While it sounds a bit like science fiction, the technology is very much here and now. The hydrogen-powered Hyundai Nexo SUV hits the Australian market this year, with the ACT government ordering 20 as part of its zero-emissions fleet strategy. Toyota maintains a small fleet of Mirais as demonstrators and will open Victoria’s first commercial-grade refuelling centre at its old Altona plant next year.
It doesn’t mean, however, that we’re likely to be running on hydrogen soon. Most experts agree that as electric cars take off, battery plug-ins will likely be the first choice for the average motorist. They are cheaper, widely available and can be charged almost anywhere there’s a power point. By contrast, there are currently two hydrogen refuelling stations in Australia.

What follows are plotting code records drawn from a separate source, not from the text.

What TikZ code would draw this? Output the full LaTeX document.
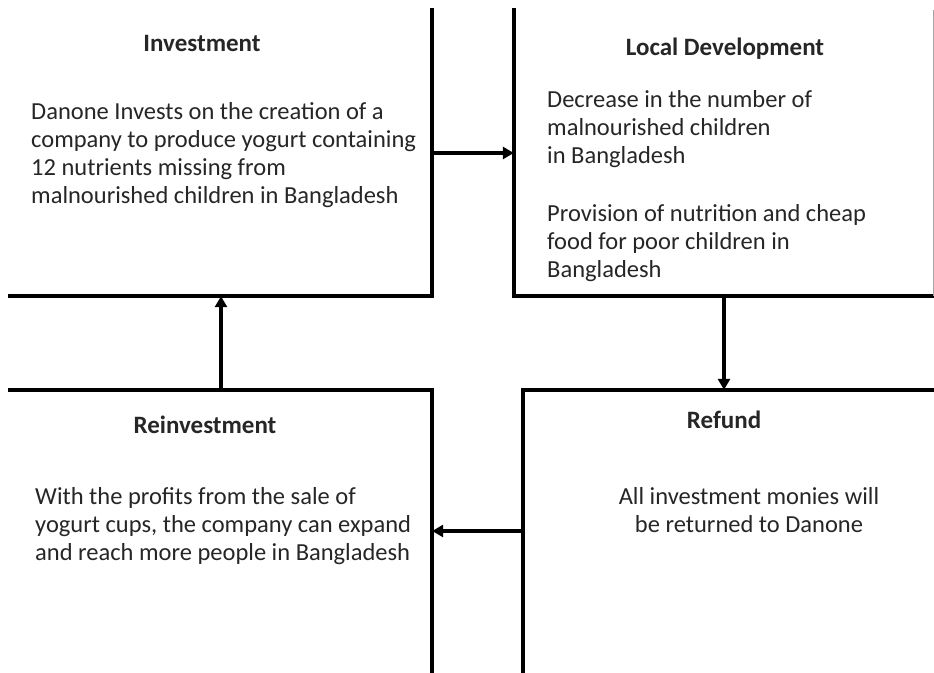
\documentclass[tikz,border=0pt]{standalone}
\usepackage{fontspec}
\setmainfont{Carlito}
\usetikzlibrary{arrows.meta}
\begin{document}
\begin{tikzpicture}[x=1pt,y=-1pt,
  area/.style={draw=none,inner sep=0pt,rectangle},
  edge/.style={line width=4pt,line cap=rect,black},
  flow/.style={line width=4pt,black,-{Triangle[length=11pt,width=12pt]}},
  ttl/.style={inner sep=0pt,font=\bfseries\fontsize{25}{28}\selectfont,text=black!85},
  body/.style={inner sep=0pt,font=\fontsize{24.5}{28}\selectfont,text=black!85,align=left,anchor=north west}]
\useasboundingbox (0,0) rectangle (934,672);
\fill[white] (0,0) rectangle (934,672);
% box areas
\node[area,minimum width=422pt,minimum height=286pt] (inv) at (221,153) {};
\node[area,minimum width=420pt,minimum height=286pt] (dev) at (724,153) {};
\node[area,minimum width=422pt,minimum height=282pt] (rei) at (221,531) {};
\node[area,minimum width=411pt,minimum height=282pt] (ref) at (728.5,531) {};
% visible borders
\draw[edge] (inv.north east) -- (inv.south east) -- (inv.south west);
\draw[edge] (dev.north west) -- (dev.south west) -- (dev.south east);
\draw[black!35,line width=1pt] (933,10) -- (933,296);
\draw[edge] (rei.north west) -- (rei.north east) -- (rei.south east);
\draw[edge] (ref.south west) -- (ref.north west) -- (ref.north east);
% connectors
\draw[flow] (inv.east) -- (dev.west);
\draw[flow] (dev.south) -- (dev.south |- ref.north);
\draw[flow] (ref.west) -- (rei.east);
\draw[flow] (rei.north) -- (rei.north |- inv.south);
% titles
\node[ttl,anchor=base] (t1) at (202,51) {Investment};
\node[ttl,anchor=base] (t2) at (725,55) {Local Development};
\node[ttl,anchor=base] (t3) at (205,433) {Reinvestment};
\node[ttl,anchor=base] (t4) at (724,428) {Refund};
% bodies
\node[body] (b1) at (31,102) {Danone Invests on the creation of a\\company to produce yogurt containing\\12 nutrients missing from\\malnourished children in Bangladesh};
\node[body] (b2) at (547,90) {Decrease in the number of\\malnourished children\\in Bangladesh\\[30pt]Provision of nutrition and cheap\\food for poor children in\\Bangladesh};
\node[body] (b3) at (35,487) {With the profits from the sale of\\yogurt cups, the company can expand\\and reach more people in Bangladesh};
\node[body,anchor=north,align=center] (b4) at (749,487) {All investment monies will\\be returned to Danone};
\end{tikzpicture}
\end{document}
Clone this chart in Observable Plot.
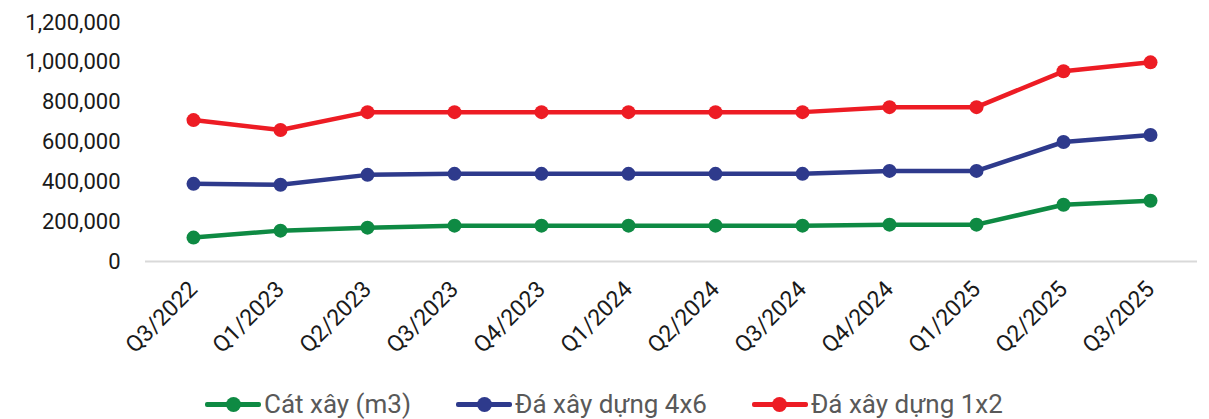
<!DOCTYPE html>
<html>
<head>
<meta charset="utf-8">
<script src="https://cdn.jsdelivr.net/npm/d3@7"></script>
<script src="https://cdn.jsdelivr.net/npm/@observablehq/plot@0.6"></script>
<style>
  html, body { margin: 0; padding: 0; background: #fff; }
  #chart { width: 1209px; height: 419px; position: relative; font-family: Roboto, sans-serif; }
  .legend { display: flex; justify-content: flex-start; align-items: center; height: 42px; padding-left: 205px; font-family: Roboto, sans-serif; font-size: 26px; color: #595959; }
  .item { display: flex; align-items: center; margin-right: 45px; }
  .sw { position: relative; width: 56px; height: 15px; margin-right: 3px; }
  .sw .ln { position: absolute; left: 0; right: 0; top: 5px; height: 5px; border-radius: 2px; }
  .sw .dt { position: absolute; left: 20.5px; top: 0; width: 15px; height: 15px; border-radius: 50%; }
</style>
</head>
<body>
<div id="chart"></div>
<script>
const quarters = ["Q3/2022","Q1/2023","Q2/2023","Q3/2023","Q4/2023","Q1/2024","Q2/2024","Q3/2024","Q4/2024","Q1/2025","Q2/2025","Q3/2025"];
const seriesNames = ["Cát xây (m3)", "Đá xây dựng 4x6", "Đá xây dựng 1x2"];
const seriesColors = ["#0E8A43", "#2E3A8C", "#ED1C24"];
const catXay = [120000,155000,170000,180000,180000,180000,180000,180000,185000,185000,285000,305000];
const da4x6 = [390000,385000,435000,440000,440000,440000,440000,440000,455000,455000,600000,635000];
const da1x2 = [710000,660000,750000,750000,750000,750000,750000,750000,775000,775000,955000,1000000];
const yTicks = [0,200000,400000,600000,800000,1000000,1200000];

const seriesValues = [catXay, da4x6, da1x2];
const data = [];
seriesNames.forEach((s, i) => quarters.forEach((q, j) => data.push({series: s, quarter: q, value: seriesValues[i][j]})));

const plot = Plot.plot({
  width: 1209,
  height: 383,
  marginLeft: 145,
  marginRight: 12,
  marginTop: 22,
  marginBottom: 122,
  style: {fontFamily: "Roboto, sans-serif", fontSize: "22px", color: "#1a1a1a", background: "#fff"},
  x: {type: "point", domain: quarters, padding: 0.5, label: null},
  y: {domain: [0, 1200000], label: null},
  color: {domain: seriesNames, range: seriesColors},
  marks: [
    Plot.ruleY([0], {stroke: "#d9d9d9", strokeWidth: 2}),
    Plot.axisY({ticks: yTicks, tickFormat: d3.format(","), tickSize: 0, tickPadding: 25, label: null, fontSize: 22}),
    Plot.axisX({tickSize: 0, tickPadding: 24, tickRotate: -45, label: null, fontSize: 23}),
    Plot.line(data, {x: "quarter", y: "value", z: "series", stroke: "series", strokeWidth: 4.5}),
    Plot.dot(data, {x: "quarter", y: "value", fill: "series", r: 7, stroke: "none"})
  ]
});
const chart = document.getElementById("chart");
chart.appendChild(plot);

const legend = document.createElement("div");
legend.className = "legend";
seriesNames.forEach((s, i) => {
  const item = document.createElement("div");
  item.className = "item";
  item.innerHTML = `<span class="sw"><span class="ln" style="background:${seriesColors[i]}"></span><span class="dt" style="background:${seriesColors[i]}"></span></span><span>${s}</span>`;
  legend.appendChild(item);
});
chart.appendChild(legend);
</script>
</body>
</html>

“So while it’s not yet a practical solution,” Claire says, “we see hydrogen vehicles as playing an important complementary role to battery electrics. Hydrogen is very light, and its range and ease of refuelling makes it particularly suitable for heavy transport, where payload is important. For instance, an electric bus can require five tonnes of batteries, so you’re pulling around batteries instead of people.
“Everything that’s petrol today will be battery in future, everything that’s diesel will be fuel cell...We’ve got a long way before we transition, but cars of the future won’t have internal combustion engines.
What about hydrogen-powered trucks and heavy fleet vehicles?
There are already signs of a heavy-vehicle hydrogen revolution. US brewing giant Anheuser-Busch recently reserved 800 hydrogen trucks from start-up manufacturer Nikola, while Hyundai has forged a partnership to sell 1000 into Switzerland. South Korea, meanwhile, hopes to have 1000 hydrogen buses on the road by 2023.
Many believe fleet operations and hydrogen power are a natural fit. Electric vehicles are generally cheaper to run, offering a commercial advantage, and the refuelling problem can be solved by generating hydrogen at the depot via electrolysis (basically, using electricity to split water into hydrogen and oxygen). Infrastructure Victoria executive director Jonathan Spear is one who sees it as a possible pathway.
“If you have a big roof and can capture a lot of water and sun you can generate your own hydrogen,” he says. “So a fleet of buses and trucks might be viable even in the absence of a broader hydrogen economy.”
Hydrogen trucks could also solve many of the health and noise problems associated with diesel. “In industrial areas where vehicle noise has been a challenge, removing that could be very important to retaining the licence to operate,” Jonathan says. “And there’s millions of dollars of potential avoided harm from removing internal combustion emissions.”